Request
Leave out all pictures and give back precisely the lines from the line with "Write a Python" to the line with "ha='center', va='bottom', fontsize=13.4, color=text_color)", including those two lines.

Material for the task
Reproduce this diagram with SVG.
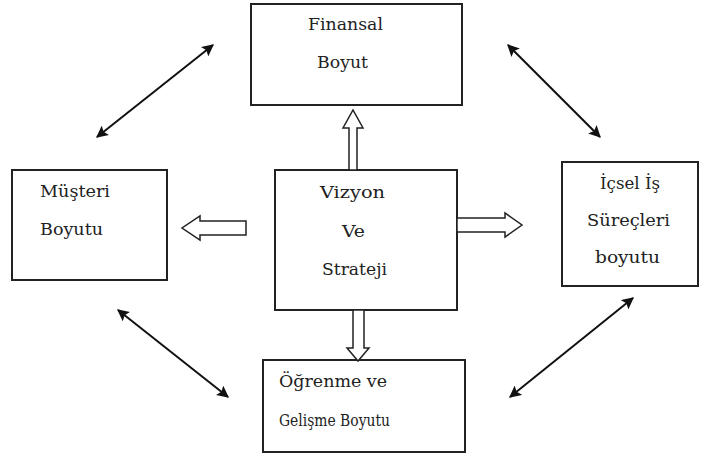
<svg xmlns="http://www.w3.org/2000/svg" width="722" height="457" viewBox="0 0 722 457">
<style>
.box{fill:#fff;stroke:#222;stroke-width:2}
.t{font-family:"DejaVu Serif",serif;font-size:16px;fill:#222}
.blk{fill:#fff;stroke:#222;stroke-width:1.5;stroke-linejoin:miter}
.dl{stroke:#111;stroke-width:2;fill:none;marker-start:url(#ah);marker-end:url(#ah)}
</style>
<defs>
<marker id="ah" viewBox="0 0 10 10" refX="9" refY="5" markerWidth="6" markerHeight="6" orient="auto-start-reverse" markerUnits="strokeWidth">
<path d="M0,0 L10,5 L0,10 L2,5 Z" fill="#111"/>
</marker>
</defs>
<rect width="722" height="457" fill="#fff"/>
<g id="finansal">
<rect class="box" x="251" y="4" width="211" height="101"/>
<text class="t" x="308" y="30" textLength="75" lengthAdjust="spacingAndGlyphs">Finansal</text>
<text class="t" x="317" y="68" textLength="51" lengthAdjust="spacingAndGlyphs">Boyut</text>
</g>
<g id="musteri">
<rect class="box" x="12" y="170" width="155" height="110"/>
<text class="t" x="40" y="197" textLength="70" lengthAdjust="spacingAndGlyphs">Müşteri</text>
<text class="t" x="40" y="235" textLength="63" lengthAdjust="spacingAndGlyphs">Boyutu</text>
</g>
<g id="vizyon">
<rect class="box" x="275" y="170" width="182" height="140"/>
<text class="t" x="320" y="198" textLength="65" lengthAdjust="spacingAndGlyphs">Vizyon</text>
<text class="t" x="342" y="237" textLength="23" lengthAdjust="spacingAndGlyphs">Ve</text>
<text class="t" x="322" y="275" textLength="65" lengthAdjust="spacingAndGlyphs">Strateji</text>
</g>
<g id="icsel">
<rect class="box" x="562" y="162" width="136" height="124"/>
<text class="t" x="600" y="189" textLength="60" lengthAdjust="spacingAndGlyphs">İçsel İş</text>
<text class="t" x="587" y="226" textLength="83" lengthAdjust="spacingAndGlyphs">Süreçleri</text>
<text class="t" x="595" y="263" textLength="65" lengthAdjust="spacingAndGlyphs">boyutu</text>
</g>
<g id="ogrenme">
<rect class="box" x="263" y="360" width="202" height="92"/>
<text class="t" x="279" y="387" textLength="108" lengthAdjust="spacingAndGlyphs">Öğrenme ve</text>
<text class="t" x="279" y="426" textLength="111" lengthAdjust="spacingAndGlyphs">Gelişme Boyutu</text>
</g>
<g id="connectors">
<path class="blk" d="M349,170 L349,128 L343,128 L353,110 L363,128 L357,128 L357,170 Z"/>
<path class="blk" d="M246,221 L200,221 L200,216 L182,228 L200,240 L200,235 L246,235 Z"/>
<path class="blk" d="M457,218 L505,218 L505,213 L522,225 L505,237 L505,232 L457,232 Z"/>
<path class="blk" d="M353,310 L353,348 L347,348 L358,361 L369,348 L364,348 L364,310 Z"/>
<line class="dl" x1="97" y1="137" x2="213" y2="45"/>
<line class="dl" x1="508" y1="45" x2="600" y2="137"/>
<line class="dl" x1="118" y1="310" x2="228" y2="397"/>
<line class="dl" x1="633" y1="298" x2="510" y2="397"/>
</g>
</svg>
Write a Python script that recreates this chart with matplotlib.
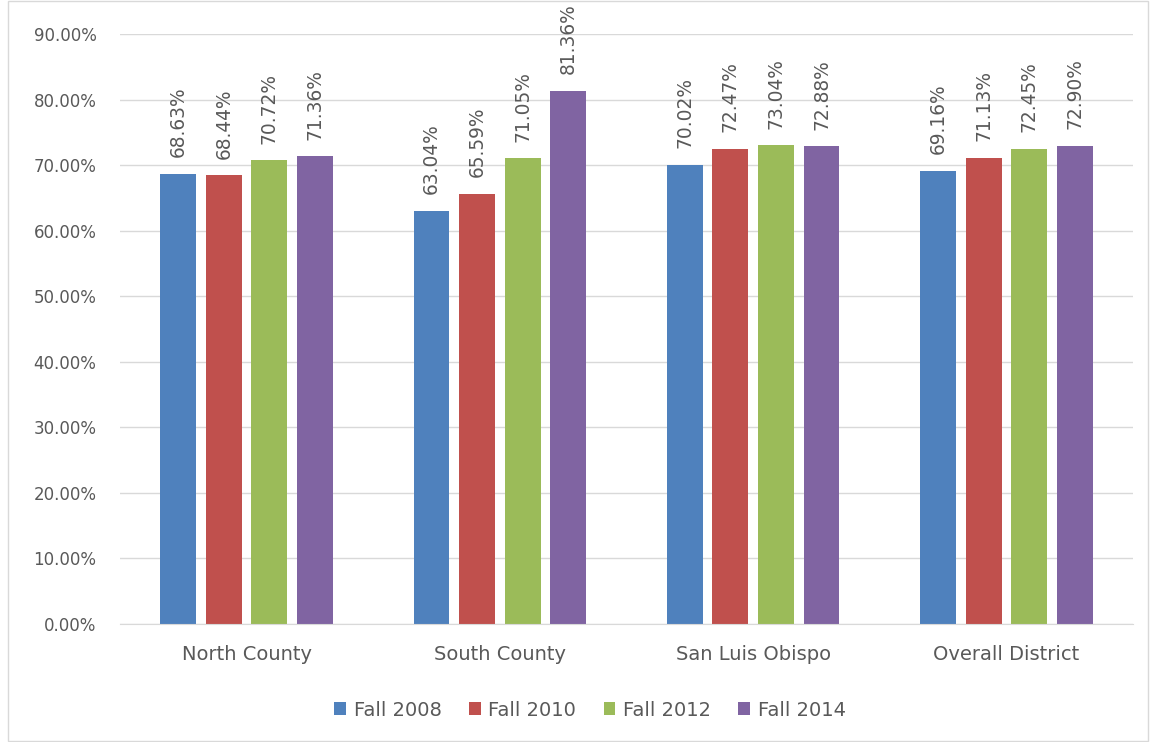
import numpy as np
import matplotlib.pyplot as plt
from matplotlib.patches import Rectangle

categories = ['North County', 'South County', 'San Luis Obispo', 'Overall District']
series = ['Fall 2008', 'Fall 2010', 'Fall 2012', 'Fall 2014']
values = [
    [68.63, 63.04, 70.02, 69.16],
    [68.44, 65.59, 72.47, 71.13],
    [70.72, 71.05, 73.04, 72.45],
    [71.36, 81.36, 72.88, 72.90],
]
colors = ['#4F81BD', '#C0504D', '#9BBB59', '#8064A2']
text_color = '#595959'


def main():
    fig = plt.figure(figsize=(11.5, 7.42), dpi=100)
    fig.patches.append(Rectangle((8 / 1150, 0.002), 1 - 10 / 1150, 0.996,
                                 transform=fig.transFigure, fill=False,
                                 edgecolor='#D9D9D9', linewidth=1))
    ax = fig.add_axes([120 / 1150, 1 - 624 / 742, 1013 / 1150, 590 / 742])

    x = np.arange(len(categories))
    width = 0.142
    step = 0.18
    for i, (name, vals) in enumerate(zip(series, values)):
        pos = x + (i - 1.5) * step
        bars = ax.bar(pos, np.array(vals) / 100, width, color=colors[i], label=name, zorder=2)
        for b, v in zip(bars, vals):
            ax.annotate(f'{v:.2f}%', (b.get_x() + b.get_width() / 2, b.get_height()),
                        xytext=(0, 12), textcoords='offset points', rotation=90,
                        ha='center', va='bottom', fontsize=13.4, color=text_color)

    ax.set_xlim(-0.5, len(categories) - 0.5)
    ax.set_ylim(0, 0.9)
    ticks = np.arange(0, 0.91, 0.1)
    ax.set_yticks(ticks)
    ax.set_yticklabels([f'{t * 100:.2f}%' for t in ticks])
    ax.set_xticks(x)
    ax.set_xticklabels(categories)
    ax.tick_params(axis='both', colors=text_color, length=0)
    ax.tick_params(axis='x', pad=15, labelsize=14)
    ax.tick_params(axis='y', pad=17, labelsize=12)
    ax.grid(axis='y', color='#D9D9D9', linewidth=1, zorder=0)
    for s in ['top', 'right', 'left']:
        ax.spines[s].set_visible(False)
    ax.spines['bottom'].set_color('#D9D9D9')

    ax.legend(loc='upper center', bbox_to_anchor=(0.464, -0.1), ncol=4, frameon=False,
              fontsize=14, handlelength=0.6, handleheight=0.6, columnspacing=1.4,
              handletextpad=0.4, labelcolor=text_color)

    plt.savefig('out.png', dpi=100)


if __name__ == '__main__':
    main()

Written reply
Write a Python script that recreates this chart with matplotlib.
import numpy as np
import matplotlib.pyplot as plt
from matplotlib.patches import Rectangle

categories = ['North County', 'South County', 'San Luis Obispo', 'Overall District']
series = ['Fall 2008', 'Fall 2010', 'Fall 2012', 'Fall 2014']
values = [
    [68.63, 63.04, 70.02, 69.16],
    [68.44, 65.59, 72.47, 71.13],
    [70.72, 71.05, 73.04, 72.45],
    [71.36, 81.36, 72.88, 72.90],
]
colors = ['#4F81BD', '#C0504D', '#9BBB59', '#8064A2']
text_color = '#595959'


def main():
    fig = plt.figure(figsize=(11.5, 7.42), dpi=100)
    fig.patches.append(Rectangle((8 / 1150, 0.002), 1 - 10 / 1150, 0.996,
                                 transform=fig.transFigure, fill=False,
                                 edgecolor='#D9D9D9', linewidth=1))
    ax = fig.add_axes([120 / 1150, 1 - 624 / 742, 1013 / 1150, 590 / 742])

    x = np.arange(len(categories))
    width = 0.142
    step = 0.18
    for i, (name, vals) in enumerate(zip(series, values)):
        pos = x + (i - 1.5) * step
        bars = ax.bar(pos, np.array(vals) / 100, width, color=colors[i], label=name, zorder=2)
        for b, v in zip(bars, vals):
            ax.annotate(f'{v:.2f}%', (b.get_x() + b.get_width() / 2, b.get_height()),
                        xytext=(0, 12), textcoords='offset points', rotation=90,
                        ha='center', va='bottom', fontsize=13.4, color=text_color)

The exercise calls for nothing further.